In the meantime, I figured I would throw it out there and see what the rest of you thought.

Fourth of July

People packed Wait Park for General Canby Days and the stands offered cotton candy and corn dogs to all passersby. I remember the dunk tank, our coaches sitting on the platform, dripping wet and shouting at us. “You can’t hit it.” My friends and I circulated in the crowds looking for cute girls, cheap entertainment, and, possibly, the slightest bit of mischief.
We had pockets full of Whip-Its—tissue-wrapped bundles of powder that popped on impact—and we loved sneaking up on the unsuspecting. We dropped them near groups, by the elderly (who, at that time, was anyone over fifty), by flocks of younger kids, and the tight bunches of mothers who were always good for a scream.
One woman confronted us, scolded us for being kids, for getting up to the mischief of a summer day. We hadn’t seen the baby in her arms, hadn’t paid close enough attention to know the joke was in bad taste. She turned away from us and stroked the back of the baby’s head, smoothing its delicate hair.
I put my Whip-Its back in my pocket.
When the horse began jumping and kicking its way through the crowd, frightened by a poorly placed Whip-It, I turned.
Crowds parted, the horse’s haunches appeared above the heads of frightened onlookers who scooped up their children and ran. People screamed. The horse itself was terrible and beautiful, a force unleashed, a feeling not unlike my own adolescence, something that had been contained and was now launching out of me. It’s tossed mane and arched back shocked me, drew me out of myself, made me take pause. In the space between breaths, I watched the horse unfold itself, like an exhale, or a sigh, and knew it felt free, if only for a moment.

Monday, February 2, 2009

An Interesting Proposition

I was sitting on a milk crate outside the bar, reading, waiting for my shift to start when a man I know from way back, a family friend, my childhood best friend's older brother, greets me. He has a stack of small newspapers in his hand. He's been putting together a local paper that focuses on businesses and the community in my home town. He wants to know if I will write for it. He wants some shorty shorts to fill the pages. Kind of a Garrison-Keillor-Prairie-Home-Companion slice of life segment that will appear in the pages monthly.

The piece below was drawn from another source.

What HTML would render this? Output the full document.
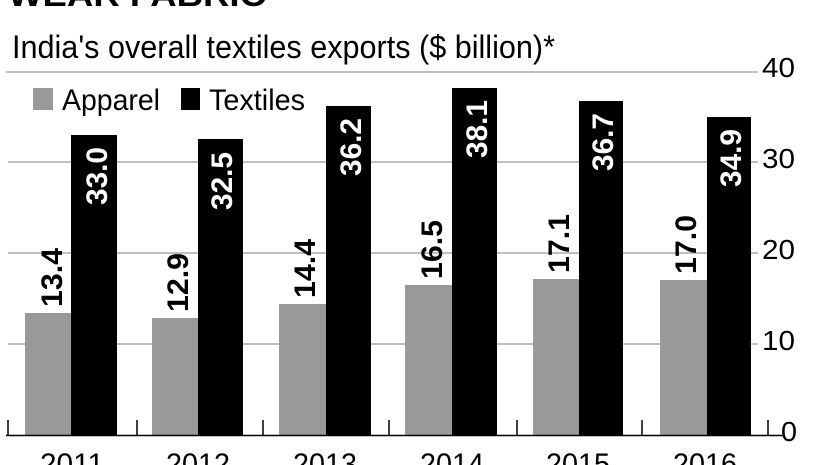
<!DOCTYPE html>
<html><head><style>
html,body{margin:0;padding:0;background:#fff;}
svg{display:block;}
</style></head><body>
<svg width="826" height="465" viewBox="0 0 826 465" xmlns="http://www.w3.org/2000/svg" font-family="Liberation Sans, sans-serif">
<text x="8" y="6" font-size="32" font-weight="bold" textLength="258" lengthAdjust="spacingAndGlyphs">WEAR FABRIC</text>
<text x="12" y="58" font-size="32" textLength="543" lengthAdjust="spacingAndGlyphs">India's overall textiles exports ($ billion)*</text>
<line x1="6" y1="72" x2="758" y2="72" stroke="#aaa" stroke-width="1.5"/>
<line x1="8" y1="162" x2="758" y2="162" stroke="#aaa" stroke-width="1.5"/>
<line x1="8" y1="253" x2="758" y2="253" stroke="#aaa" stroke-width="1.5"/>
<line x1="8" y1="344" x2="758" y2="344" stroke="#aaa" stroke-width="1.5"/>
<g font-size="28">
<text x="762" y="77" textLength="33" lengthAdjust="spacingAndGlyphs">40</text>
<text x="762" y="168" textLength="33" lengthAdjust="spacingAndGlyphs">30</text>
<text x="762" y="259" textLength="33" lengthAdjust="spacingAndGlyphs">20</text>
<text x="762" y="350" textLength="33" lengthAdjust="spacingAndGlyphs">10</text>
<text x="781" y="441" textLength="16" lengthAdjust="spacingAndGlyphs">0</text>
</g>
<rect x="33" y="88" width="20" height="22" fill="#999"/>
<text x="62" y="110" font-size="30" textLength="98" lengthAdjust="spacingAndGlyphs">Apparel</text>
<rect x="181" y="88" width="19" height="22" fill="#000"/>
<text x="209" y="110" font-size="30" textLength="96" lengthAdjust="spacingAndGlyphs">Textiles</text>
<g>
<rect x="25" y="313" width="46" height="122" fill="#999"/>
<rect x="71" y="135" width="46" height="300" fill="#000"/>
<rect x="152" y="318" width="46" height="117" fill="#999"/>
<rect x="198" y="139" width="45" height="296" fill="#000"/>
<rect x="279" y="304" width="47" height="131" fill="#999"/>
<rect x="326" y="106" width="45" height="329" fill="#000"/>
<rect x="405" y="285" width="47" height="150" fill="#999"/>
<rect x="452" y="88" width="45" height="347" fill="#000"/>
<rect x="533" y="279" width="46" height="156" fill="#999"/>
<rect x="579" y="101" width="44" height="334" fill="#000"/>
<rect x="660" y="280" width="47" height="155" fill="#999"/>
<rect x="707" y="117" width="44" height="318" fill="#000"/>
</g>
<g font-size="30" font-weight="bold">
<text transform="translate(62,307) rotate(-90)" textLength="59" lengthAdjust="spacingAndGlyphs">13.4</text>
<text transform="translate(188,312) rotate(-90)" textLength="59" lengthAdjust="spacingAndGlyphs">12.9</text>
<text transform="translate(315,298) rotate(-90)" textLength="59" lengthAdjust="spacingAndGlyphs">14.4</text>
<text transform="translate(442,279) rotate(-90)" textLength="59" lengthAdjust="spacingAndGlyphs">16.5</text>
<text transform="translate(569,273) rotate(-90)" textLength="59" lengthAdjust="spacingAndGlyphs">17.1</text>
<text transform="translate(696,274) rotate(-90)" textLength="59" lengthAdjust="spacingAndGlyphs">17.0</text>
<g fill="#fff">
<text transform="translate(107,205) rotate(-90)" textLength="58" lengthAdjust="spacingAndGlyphs">33.0</text>
<text transform="translate(232,210) rotate(-90)" textLength="58" lengthAdjust="spacingAndGlyphs">32.5</text>
<text transform="translate(361,176) rotate(-90)" textLength="58" lengthAdjust="spacingAndGlyphs">36.2</text>
<text transform="translate(487,158) rotate(-90)" textLength="58" lengthAdjust="spacingAndGlyphs">38.1</text>
<text transform="translate(613,171) rotate(-90)" textLength="58" lengthAdjust="spacingAndGlyphs">36.7</text>
<text transform="translate(741,187) rotate(-90)" textLength="58" lengthAdjust="spacingAndGlyphs">34.9</text>
</g>
</g>
<line x1="6" y1="435.5" x2="783" y2="435.5" stroke="#000" stroke-width="1.5"/>
<g stroke="#000" stroke-width="1.5">
<line x1="8" y1="420" x2="8" y2="435"/>
<line x1="137" y1="420" x2="137" y2="435"/>
<line x1="263" y1="420" x2="263" y2="435"/>
<line x1="389" y1="420" x2="389" y2="435"/>
<line x1="517" y1="420" x2="517" y2="435"/>
<line x1="642" y1="420" x2="642" y2="435"/>
<line x1="768" y1="420" x2="768" y2="435"/>
</g>
<g font-size="30" text-anchor="middle">
<text x="72" y="474" textLength="64" lengthAdjust="spacingAndGlyphs">2011</text>
<text x="198" y="474" textLength="64" lengthAdjust="spacingAndGlyphs">2012</text>
<text x="325" y="474" textLength="64" lengthAdjust="spacingAndGlyphs">2013</text>
<text x="452" y="474" textLength="64" lengthAdjust="spacingAndGlyphs">2014</text>
<text x="578" y="474" textLength="64" lengthAdjust="spacingAndGlyphs">2015</text>
<text x="705" y="474" textLength="64" lengthAdjust="spacingAndGlyphs">2016</text>
</g>
</svg>
</body></html>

I have to say that I'm intrigued by the deal. Intrigued at the idea of writing 250-500 word short stories that could possibly be serials, possible standalone. It would be a good exercise, an assignment in brevity. I'll have to try it out in the coming days and see if I can possibly make something happen.

It's weird how these things come about, these opportunities to write, to put the work out there. Plus, he said he would pay me $100 a month for my segment. A PAYING OPPORTUNITY! I have to get my ass in gear.

Sunday, February 1, 2009

The Drunkening

I behaved like a fool last night. My wife threw a party for me for my birthday and everyone showed up late. In the space between when people were due to arrive and when they did (an hour and a half), I started my first cocktail.

The evening went fine, people did show up, and we had a nice dinner with good friends. I never stopped making cocktails though. In the end, I went to the bar I work at and had more beers and a couple of shots. The night feels like a blur. I couldn't even hold a coherent conversation, or at least I don't feel like I did.

I'm not accustomed to drinking like that and I've felt like shit all day. I'm going to have to go to work in an hour and see my coworkers. I really hope I didn't do anything dumb. If I did, I'm sure I'll hear about it.

Oh, well, let's just chalk it up to blowing off steam.